◆ **What is required**: Set down, exactly as they appear, the lines from the line holding "Write the Apache ECharts code for this chart." through the line holding "const percentLabels = ['1%', '2%', '8%', '89%'];", inclusive; output nothing outside that range.

-.-.-

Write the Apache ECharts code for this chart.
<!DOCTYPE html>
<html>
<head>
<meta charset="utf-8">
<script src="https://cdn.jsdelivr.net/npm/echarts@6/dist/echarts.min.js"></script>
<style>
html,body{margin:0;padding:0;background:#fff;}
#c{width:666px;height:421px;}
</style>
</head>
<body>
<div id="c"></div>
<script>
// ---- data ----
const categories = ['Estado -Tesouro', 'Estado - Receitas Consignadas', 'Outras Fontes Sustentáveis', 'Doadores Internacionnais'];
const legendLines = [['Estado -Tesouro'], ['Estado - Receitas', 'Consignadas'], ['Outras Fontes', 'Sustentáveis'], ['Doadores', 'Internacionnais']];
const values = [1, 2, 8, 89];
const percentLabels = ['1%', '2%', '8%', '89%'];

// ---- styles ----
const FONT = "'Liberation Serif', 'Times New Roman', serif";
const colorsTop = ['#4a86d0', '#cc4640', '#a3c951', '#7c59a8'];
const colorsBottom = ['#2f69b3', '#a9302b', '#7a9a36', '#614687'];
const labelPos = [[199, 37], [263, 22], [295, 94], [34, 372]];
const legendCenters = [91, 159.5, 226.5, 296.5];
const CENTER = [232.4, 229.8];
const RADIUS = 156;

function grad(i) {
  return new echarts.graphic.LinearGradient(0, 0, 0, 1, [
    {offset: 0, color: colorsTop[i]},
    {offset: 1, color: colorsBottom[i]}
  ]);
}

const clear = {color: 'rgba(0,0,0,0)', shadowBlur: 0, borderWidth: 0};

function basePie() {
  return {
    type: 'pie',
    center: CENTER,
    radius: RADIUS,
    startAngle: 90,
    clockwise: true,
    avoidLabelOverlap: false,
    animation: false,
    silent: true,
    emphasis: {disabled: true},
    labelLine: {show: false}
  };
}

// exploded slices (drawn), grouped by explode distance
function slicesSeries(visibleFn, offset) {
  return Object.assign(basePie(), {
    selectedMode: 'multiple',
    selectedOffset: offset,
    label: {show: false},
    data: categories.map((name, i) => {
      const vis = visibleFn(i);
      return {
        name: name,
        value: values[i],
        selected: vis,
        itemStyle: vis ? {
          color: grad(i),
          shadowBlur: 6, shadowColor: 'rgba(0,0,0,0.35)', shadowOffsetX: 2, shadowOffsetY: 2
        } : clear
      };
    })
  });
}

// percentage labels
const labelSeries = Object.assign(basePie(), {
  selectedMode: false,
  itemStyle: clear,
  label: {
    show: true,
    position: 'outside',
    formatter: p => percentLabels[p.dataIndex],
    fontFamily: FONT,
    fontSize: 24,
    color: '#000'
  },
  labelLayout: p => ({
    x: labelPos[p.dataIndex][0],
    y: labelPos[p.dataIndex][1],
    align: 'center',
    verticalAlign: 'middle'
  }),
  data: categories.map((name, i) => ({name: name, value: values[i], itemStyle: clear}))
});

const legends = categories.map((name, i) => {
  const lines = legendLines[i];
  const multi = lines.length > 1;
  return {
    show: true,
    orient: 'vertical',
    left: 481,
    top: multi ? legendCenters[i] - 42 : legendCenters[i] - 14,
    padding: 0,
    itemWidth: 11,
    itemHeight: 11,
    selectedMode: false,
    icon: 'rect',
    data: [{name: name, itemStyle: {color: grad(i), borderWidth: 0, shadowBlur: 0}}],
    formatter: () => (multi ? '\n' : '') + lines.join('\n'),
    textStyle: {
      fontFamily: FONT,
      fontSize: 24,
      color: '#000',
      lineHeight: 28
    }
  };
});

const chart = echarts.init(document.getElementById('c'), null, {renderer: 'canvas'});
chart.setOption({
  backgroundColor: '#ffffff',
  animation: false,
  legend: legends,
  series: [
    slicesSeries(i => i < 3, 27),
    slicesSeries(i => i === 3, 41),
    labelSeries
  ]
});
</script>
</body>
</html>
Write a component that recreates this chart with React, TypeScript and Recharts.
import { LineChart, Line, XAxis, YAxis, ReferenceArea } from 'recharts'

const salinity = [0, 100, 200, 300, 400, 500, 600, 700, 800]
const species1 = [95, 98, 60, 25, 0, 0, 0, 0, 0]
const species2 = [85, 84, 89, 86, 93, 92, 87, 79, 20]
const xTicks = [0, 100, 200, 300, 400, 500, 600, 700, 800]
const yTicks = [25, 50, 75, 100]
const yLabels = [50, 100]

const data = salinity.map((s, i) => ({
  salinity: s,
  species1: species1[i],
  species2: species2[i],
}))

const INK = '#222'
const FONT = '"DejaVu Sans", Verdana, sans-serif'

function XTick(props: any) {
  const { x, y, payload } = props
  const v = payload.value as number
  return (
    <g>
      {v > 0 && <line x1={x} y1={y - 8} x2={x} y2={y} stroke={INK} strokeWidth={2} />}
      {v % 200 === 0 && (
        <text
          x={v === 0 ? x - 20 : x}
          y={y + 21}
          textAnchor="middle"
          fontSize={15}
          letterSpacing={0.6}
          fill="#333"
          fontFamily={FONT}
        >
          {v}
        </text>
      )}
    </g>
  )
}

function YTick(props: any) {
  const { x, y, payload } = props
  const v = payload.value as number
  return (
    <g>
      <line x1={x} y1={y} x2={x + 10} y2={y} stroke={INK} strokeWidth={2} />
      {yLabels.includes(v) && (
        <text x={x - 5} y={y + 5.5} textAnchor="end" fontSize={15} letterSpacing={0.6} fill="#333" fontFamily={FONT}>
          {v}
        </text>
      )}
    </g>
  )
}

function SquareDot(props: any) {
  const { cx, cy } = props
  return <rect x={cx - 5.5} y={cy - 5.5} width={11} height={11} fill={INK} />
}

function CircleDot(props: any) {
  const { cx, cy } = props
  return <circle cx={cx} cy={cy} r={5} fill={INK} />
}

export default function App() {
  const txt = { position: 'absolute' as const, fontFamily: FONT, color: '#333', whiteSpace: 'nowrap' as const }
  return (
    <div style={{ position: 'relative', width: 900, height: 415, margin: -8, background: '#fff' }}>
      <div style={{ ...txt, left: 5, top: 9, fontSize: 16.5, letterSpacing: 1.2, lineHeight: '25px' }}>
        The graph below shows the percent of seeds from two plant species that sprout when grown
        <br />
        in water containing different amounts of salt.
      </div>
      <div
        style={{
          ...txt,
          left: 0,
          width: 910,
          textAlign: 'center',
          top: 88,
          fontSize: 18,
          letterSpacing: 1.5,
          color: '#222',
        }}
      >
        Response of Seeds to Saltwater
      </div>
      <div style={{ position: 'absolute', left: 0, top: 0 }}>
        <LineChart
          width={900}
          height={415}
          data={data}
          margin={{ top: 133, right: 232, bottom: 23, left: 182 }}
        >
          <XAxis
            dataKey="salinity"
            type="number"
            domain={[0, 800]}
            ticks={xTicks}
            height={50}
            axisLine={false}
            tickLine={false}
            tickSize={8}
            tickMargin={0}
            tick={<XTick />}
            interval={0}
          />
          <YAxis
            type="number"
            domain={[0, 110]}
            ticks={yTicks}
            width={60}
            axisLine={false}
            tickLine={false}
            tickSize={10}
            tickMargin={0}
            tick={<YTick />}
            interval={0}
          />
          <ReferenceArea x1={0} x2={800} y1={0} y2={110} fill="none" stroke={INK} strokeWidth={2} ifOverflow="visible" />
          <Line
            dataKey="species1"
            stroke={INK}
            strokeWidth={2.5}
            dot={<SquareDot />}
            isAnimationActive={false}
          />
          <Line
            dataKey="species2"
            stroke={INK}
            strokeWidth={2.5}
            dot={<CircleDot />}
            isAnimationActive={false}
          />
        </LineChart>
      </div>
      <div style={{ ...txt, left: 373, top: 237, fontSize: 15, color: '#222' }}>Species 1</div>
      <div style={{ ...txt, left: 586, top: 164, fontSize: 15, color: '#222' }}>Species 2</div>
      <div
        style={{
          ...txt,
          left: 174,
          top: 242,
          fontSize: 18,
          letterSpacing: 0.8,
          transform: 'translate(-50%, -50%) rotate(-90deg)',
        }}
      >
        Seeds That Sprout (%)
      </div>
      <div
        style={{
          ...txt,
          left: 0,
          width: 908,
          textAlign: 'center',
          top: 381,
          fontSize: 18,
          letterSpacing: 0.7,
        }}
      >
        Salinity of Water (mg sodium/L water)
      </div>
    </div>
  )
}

-.-.-

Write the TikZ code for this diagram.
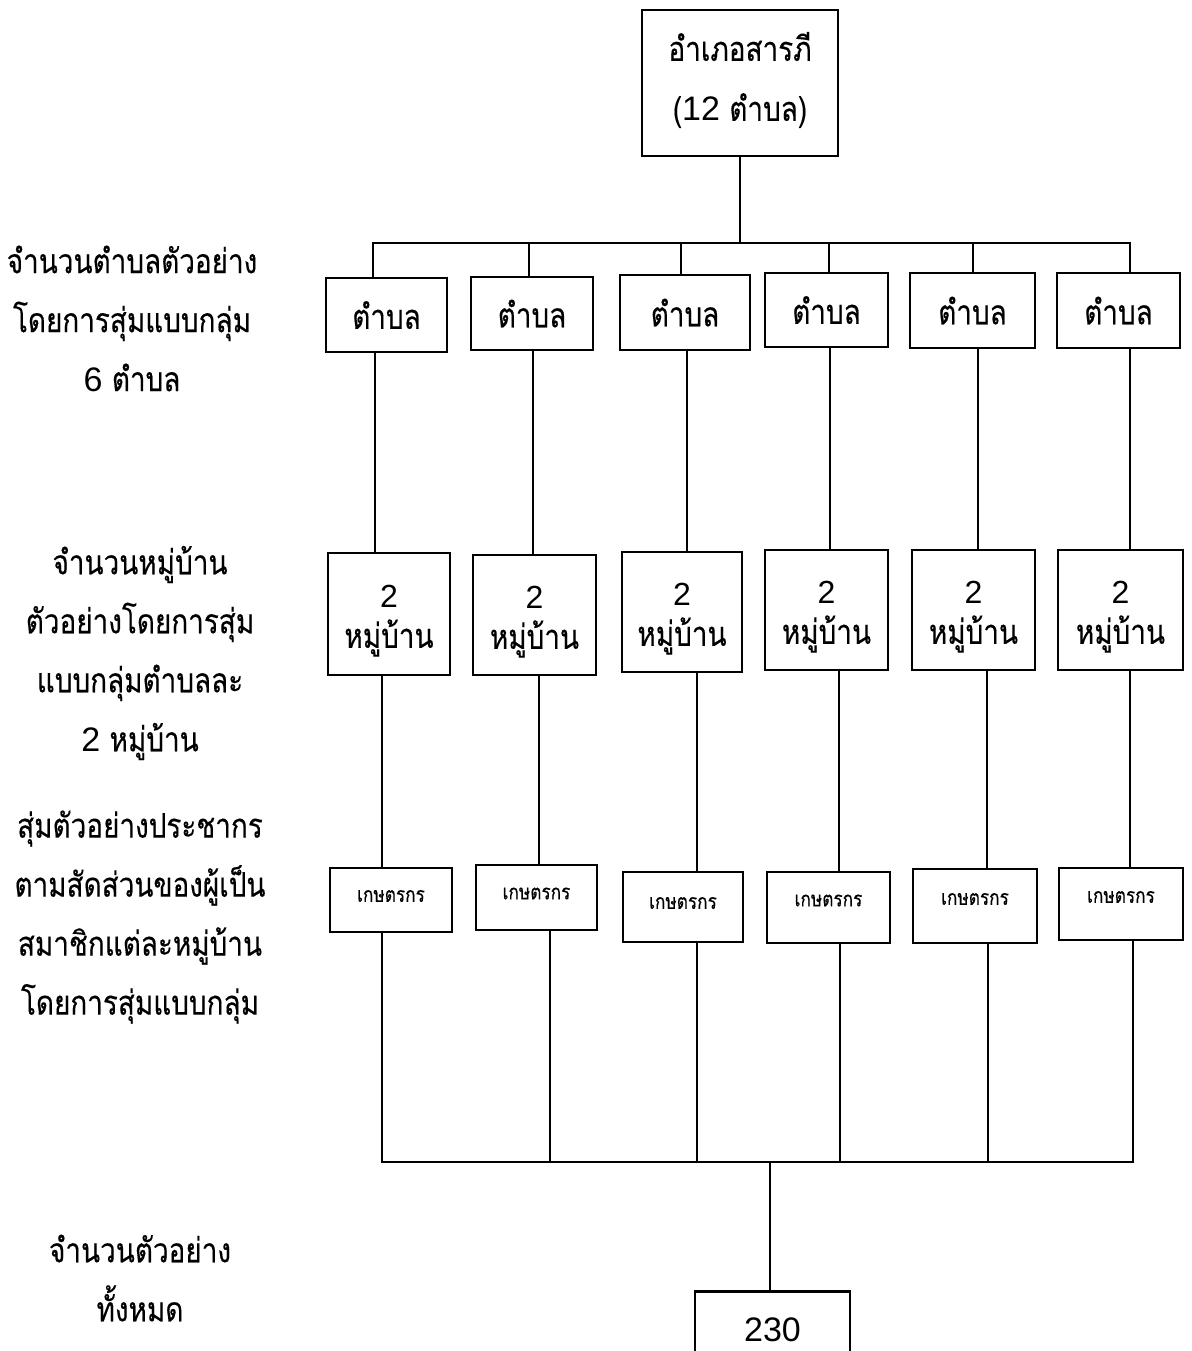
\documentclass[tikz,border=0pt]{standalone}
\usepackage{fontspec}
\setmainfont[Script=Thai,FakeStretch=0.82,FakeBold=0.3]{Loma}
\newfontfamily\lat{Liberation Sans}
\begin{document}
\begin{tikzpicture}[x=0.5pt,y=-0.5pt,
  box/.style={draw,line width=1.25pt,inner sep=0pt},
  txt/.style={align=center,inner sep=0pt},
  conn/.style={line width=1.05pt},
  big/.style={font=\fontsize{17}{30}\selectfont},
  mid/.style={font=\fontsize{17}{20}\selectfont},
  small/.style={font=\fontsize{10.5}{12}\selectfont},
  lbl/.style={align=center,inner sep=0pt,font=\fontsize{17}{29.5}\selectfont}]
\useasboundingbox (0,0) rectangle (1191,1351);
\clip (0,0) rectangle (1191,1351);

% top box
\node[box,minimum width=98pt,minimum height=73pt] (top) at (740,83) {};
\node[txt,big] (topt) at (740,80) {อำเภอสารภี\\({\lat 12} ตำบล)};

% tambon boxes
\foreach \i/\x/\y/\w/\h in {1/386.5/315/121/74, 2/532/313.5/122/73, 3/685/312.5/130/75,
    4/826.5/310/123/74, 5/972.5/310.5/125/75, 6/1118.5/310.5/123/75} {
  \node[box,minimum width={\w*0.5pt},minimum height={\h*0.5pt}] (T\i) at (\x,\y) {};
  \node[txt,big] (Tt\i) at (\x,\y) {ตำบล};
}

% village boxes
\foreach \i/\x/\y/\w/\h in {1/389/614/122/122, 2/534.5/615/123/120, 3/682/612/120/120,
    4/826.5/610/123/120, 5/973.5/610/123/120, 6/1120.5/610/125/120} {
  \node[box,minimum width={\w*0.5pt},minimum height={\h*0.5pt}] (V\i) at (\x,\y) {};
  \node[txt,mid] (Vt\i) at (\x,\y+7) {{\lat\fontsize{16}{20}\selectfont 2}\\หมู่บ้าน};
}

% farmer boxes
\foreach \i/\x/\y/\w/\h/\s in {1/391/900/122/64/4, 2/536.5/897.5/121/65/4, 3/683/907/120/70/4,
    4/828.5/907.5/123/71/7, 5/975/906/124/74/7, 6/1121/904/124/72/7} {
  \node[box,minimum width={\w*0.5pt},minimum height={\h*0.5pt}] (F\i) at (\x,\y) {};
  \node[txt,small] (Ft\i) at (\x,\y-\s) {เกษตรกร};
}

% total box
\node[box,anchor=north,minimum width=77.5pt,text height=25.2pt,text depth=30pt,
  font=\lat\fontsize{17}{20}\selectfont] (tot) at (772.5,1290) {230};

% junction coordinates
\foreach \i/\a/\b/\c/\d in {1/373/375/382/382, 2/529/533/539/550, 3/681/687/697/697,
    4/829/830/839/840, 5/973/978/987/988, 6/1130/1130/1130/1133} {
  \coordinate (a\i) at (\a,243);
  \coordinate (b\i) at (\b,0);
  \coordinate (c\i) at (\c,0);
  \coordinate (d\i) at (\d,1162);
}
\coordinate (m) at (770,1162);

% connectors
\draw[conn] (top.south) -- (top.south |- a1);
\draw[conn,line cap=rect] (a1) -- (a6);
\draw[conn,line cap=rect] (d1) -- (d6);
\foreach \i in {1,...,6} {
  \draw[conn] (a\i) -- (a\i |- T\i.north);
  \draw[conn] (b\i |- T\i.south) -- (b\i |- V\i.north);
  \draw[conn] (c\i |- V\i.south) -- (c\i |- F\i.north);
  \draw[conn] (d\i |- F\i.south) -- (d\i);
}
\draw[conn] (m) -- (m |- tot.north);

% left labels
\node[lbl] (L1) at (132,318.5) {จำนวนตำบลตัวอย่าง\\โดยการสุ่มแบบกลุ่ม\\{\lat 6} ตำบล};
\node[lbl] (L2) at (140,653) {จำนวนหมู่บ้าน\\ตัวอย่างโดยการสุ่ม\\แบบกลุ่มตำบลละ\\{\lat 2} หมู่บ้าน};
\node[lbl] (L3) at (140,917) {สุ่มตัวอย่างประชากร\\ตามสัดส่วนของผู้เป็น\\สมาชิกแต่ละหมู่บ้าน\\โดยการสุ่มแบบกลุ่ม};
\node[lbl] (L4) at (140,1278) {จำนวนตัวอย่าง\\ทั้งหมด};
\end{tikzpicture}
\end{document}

-.-.-

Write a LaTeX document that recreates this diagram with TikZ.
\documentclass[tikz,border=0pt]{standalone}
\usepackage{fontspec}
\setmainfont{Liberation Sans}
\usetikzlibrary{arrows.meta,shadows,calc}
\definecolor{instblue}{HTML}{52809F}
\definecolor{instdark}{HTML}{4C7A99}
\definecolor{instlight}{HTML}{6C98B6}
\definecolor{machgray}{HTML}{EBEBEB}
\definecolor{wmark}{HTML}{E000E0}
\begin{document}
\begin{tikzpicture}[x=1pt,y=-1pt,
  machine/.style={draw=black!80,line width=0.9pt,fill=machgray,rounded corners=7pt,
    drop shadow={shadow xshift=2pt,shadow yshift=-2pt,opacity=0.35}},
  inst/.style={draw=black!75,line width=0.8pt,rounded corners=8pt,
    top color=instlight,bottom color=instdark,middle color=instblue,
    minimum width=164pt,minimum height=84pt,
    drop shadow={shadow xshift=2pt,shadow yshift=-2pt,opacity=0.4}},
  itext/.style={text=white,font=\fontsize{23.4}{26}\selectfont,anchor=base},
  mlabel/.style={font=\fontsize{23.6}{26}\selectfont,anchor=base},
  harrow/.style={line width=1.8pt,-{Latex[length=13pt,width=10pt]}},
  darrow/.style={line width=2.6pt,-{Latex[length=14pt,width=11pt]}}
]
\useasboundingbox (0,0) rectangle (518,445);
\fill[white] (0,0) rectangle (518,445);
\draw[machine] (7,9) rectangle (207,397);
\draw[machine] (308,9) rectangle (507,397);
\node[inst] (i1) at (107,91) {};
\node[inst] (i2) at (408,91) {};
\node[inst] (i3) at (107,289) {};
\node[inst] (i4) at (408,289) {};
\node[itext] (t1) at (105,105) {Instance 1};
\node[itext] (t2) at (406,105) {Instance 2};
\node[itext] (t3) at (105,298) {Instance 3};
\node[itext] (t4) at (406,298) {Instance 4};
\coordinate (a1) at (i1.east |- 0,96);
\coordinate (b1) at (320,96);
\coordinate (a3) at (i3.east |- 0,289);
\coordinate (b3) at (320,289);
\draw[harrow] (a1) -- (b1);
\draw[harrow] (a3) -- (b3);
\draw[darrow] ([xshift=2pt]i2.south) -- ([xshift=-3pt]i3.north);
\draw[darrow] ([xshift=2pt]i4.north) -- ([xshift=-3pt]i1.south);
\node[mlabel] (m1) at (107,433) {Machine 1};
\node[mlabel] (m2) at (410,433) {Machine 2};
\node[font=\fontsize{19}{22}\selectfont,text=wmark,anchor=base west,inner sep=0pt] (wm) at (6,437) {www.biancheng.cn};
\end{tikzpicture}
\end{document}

-.-.-

◆ **The response**:
Write the Apache ECharts code for this chart.
<!DOCTYPE html>
<html>
<head>
<meta charset="utf-8">
<script src="https://cdn.jsdelivr.net/npm/echarts@6/dist/echarts.min.js"></script>
<style>
html,body{margin:0;padding:0;background:#fff;}
#c{width:666px;height:421px;}
</style>
</head>
<body>
<div id="c"></div>
<script>
// ---- data ----
const categories = ['Estado -Tesouro', 'Estado - Receitas Consignadas', 'Outras Fontes Sustentáveis', 'Doadores Internacionnais'];
const legendLines = [['Estado -Tesouro'], ['Estado - Receitas', 'Consignadas'], ['Outras Fontes', 'Sustentáveis'], ['Doadores', 'Internacionnais']];
const values = [1, 2, 8, 89];
const percentLabels = ['1%', '2%', '8%', '89%'];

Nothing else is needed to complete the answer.